Impact of Report
On 27 May 1915 it was reported that every New York newspaper had reprinted the Bryce Report. Charles Masterman, head of the British War Propaganda Bureau at Wellington House, had 41,000 copies shipped to the US. The same month the German government attempted to combat the report with the publication of its own reports on atrocities committed against German soldiers by Belgian civilians. It offered depositions and eyewitness accounts but had little impact.
The Committee on Public Information urged US newspapers not to publish stories that might undermine the Bryce Report. A column titled "The Daily German Lie" linked support for the Report's authenicity to a War Department request for a ban on printing unsubstantiated atrocity stories.

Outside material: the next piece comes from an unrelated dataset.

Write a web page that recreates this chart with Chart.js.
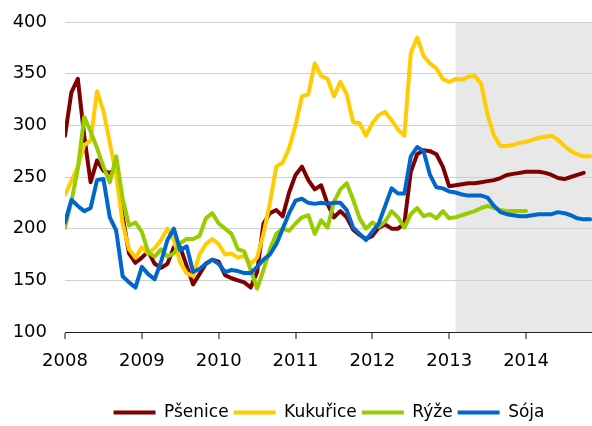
<!DOCTYPE html>
<html>
<head>
<meta charset="utf-8">
<script src="https://cdn.jsdelivr.net/npm/chart.js@4/dist/chart.umd.min.js"></script>
<style>
html,body{margin:0;padding:0;background:#fff;}
#wrap{width:592px;height:426px;position:relative;}
</style>
</head>
<body>
<div id="wrap"><canvas id="c" width="592" height="426"></canvas></div>
<script>
// Month categories (Jan 2008 .. Nov 2014)
const months = [
 '2008-01','2008-02','2008-03','2008-04','2008-05','2008-06','2008-07','2008-08','2008-09','2008-10','2008-11','2008-12',
 '2009-01','2009-02','2009-03','2009-04','2009-05','2009-06','2009-07','2009-08','2009-09','2009-10','2009-11','2009-12',
 '2010-01','2010-02','2010-03','2010-04','2010-05','2010-06','2010-07','2010-08','2010-09','2010-10','2010-11','2010-12',
 '2011-01','2011-02','2011-03','2011-04','2011-05','2011-06','2011-07','2011-08','2011-09','2011-10','2011-11','2011-12',
 '2012-01','2012-02','2012-03','2012-04','2012-05','2012-06','2012-07','2012-08','2012-09','2012-10','2012-11','2012-12',
 '2013-01','2013-02','2013-03','2013-04','2013-05','2013-06','2013-07','2013-08','2013-09','2013-10','2013-11','2013-12',
 '2014-01','2014-02','2014-03','2014-04','2014-05','2014-06','2014-07','2014-08','2014-09','2014-10','2014-11'
];
const yearLabels = ['2008','2009','2010','2011','2012','2013','2014'];
const yTicks = [100,150,200,250,300,350,400];
const seriesNames = ['Pšenice','Kukuřice','Rýže','Sója'];
const forecastStart = '2013-02';

const wheat = [290,332,345,290,245,266,256,254,258,212,176,167,
 172,178,166,162,166,182,182,164,146,156,166,170,
 168,155,152,150,148,143,158,205,215,218,212,235,
 252,260,247,238,242,224,211,217,211,199,194,190,
 193,201,204,200,200,205,255,272,276,275,272,260,
 241,242,243,244,244,245,246,247,249,252,253,254,
 255,255,255,254,252,249,248,250,252,254];
const corn = [233,246,260,281,285,333,314,283,252,205,180,172,
 182,176,181,189,200,189,167,157,154,175,185,190,
 185,175,176,172,174,166,172,195,225,260,264,278,
 300,328,330,360,348,345,328,342,330,303,302,290,
 302,310,313,305,296,290,370,385,367,360,355,345,
 342,345,344,347,348,340,310,290,280,280,281,283,
 284,286,288,289,290,286,280,275,272,270,270];
const rice = [201,226,258,308,294,278,260,245,270,229,203,206,
 197,177,173,180,173,176,186,190,190,193,210,215,
 205,200,195,180,178,160,142,160,180,195,200,198,
 205,211,213,195,208,201,226,238,244,228,210,200,
 206,202,207,217,211,201,214,220,212,214,210,217,
 210,211,213,215,217,220,222,220,218,217,217,217,217];
const soy = [206,228,222,217,220,247,248,211,198,154,148,143,
 163,156,151,168,189,200,179,183,158,161,166,170,
 166,158,160,159,157,157,163,170,175,185,200,215,
 227,229,225,224,225,224,225,225,218,201,195,189,
 197,205,222,239,234,234,270,279,275,252,240,239,
 236,235,233,232,232,232,230,222,216,214,213,212,
 212,213,214,214,214,216,215,213,210,209,209];

const colors = ['#7F0000','#FFCC00','#99CC00','#0066CC'];
const FONT = "'DejaVu Sans', Verdana, sans-serif";

function toPoints(arr){ return arr.map((v,i)=>({x:i,y:v})); }

const shadePlugin = {
  id:'shade',
  beforeDraw(chart){
    const {ctx, chartArea, scales} = chart;
    const x0 = scales.x.getPixelForValue(months.indexOf(forecastStart));
    ctx.save();
    ctx.fillStyle = '#E8E8E8';
    ctx.fillRect(x0, chartArea.top, chartArea.right - x0, chartArea.bottom - chartArea.top);
    ctx.restore();
  }
};
const legendShift = {
  id:'legendShift',
  afterLayout(chart){ if(chart.legend){ chart.legend.left = 66; } }
};

new Chart(document.getElementById('c'), {
  type:'line',
  data:{
    datasets:[wheat,corn,rice,soy].map((arr,k)=>({
      label: seriesNames[k],
      data: toPoints(arr),
      borderColor: colors[k],
      backgroundColor: colors[k],
      borderWidth: 4,
      pointRadius: 0,
      tension: 0,
      borderJoinStyle:'round',
      borderCapStyle:'round',
      fill:false,
      order: 4-k
    }))
  },
  options:{
    responsive:false,
    animation:false,
    layout:{padding:{top:22,right:0,left:0,bottom:-5}},
    plugins:{
      tooltip:{enabled:false},
      legend:{
        position:'bottom',
        labels:{
          boxWidth:42, boxHeight:4, padding:5,
          color:'#000',
          font:{family:FONT,size:17},
          sort:(a,b)=>a.datasetIndex-b.datasetIndex,
          generateLabels:(chart)=>{
            const items = Chart.defaults.plugins.legend.labels.generateLabels(chart);
            return items.map(it=>Object.assign(it,{fillStyle:colors[it.datasetIndex], strokeStyle:colors[it.datasetIndex], lineWidth:0}));
          }
        }
      }
    },
    scales:{
      x:{
        type:'linear',
        min:0, max:months.length-0.7,
        afterFit:(s)=>{ s.height = 67; },
        grid:{drawOnChartArea:false, drawTicks:true, tickLength:7, color:'#888', lineWidth:2},
        border:{display:true, color:'#222', width:1},
        ticks:{
          stepSize:12, includeBounds:false, autoSkip:false, maxRotation:0,
          color:'#000', padding:12,
          font:{family:FONT,size:18},
          callback:(v)=> (v%12===0 ? yearLabels[v/12] : '')
        }
      },
      y:{
        min:yTicks[0], max:yTicks[yTicks.length-1],
        afterFit:(s)=>{ s.width = 65; },
        grid:{color:'#D0D0D0', lineWidth:1, drawTicks:true, tickLength:16, tickColor:'rgba(0,0,0,0)'},
        border:{display:false},
        ticks:{stepSize:50, color:'#000', padding:2, font:{family:FONT,size:18}}
      }
    }
  },
  plugins:[shadePlugin, legendShift]
});
</script>
</body>
</html>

The findings of the committee became a major piece of British propaganda used to convince Americans to join the war. The committee’s report proved the atrocities in Belgian were committed under German militarism, which left neutral countries to draw their own conclusions of how to view the German army. But, based on their own conclusions, most neutral countries, especially the United States, came to connect the German army with the term ‘atrocity’ during World War I. “By identifying German army conduct with militarism, the Bryce Report made opposition to the German army the same as opposition to war itself.” Because the Bryce Report was considered a credible source, it was cited throughout national newspapers. The New York Times reported that the committee was "set to answer the question, ‘Were there German atrocities in Belgian?’ and they have answered it. They have made further disputes impossible.” The American public believed that the committee had made credible arguments against the German army.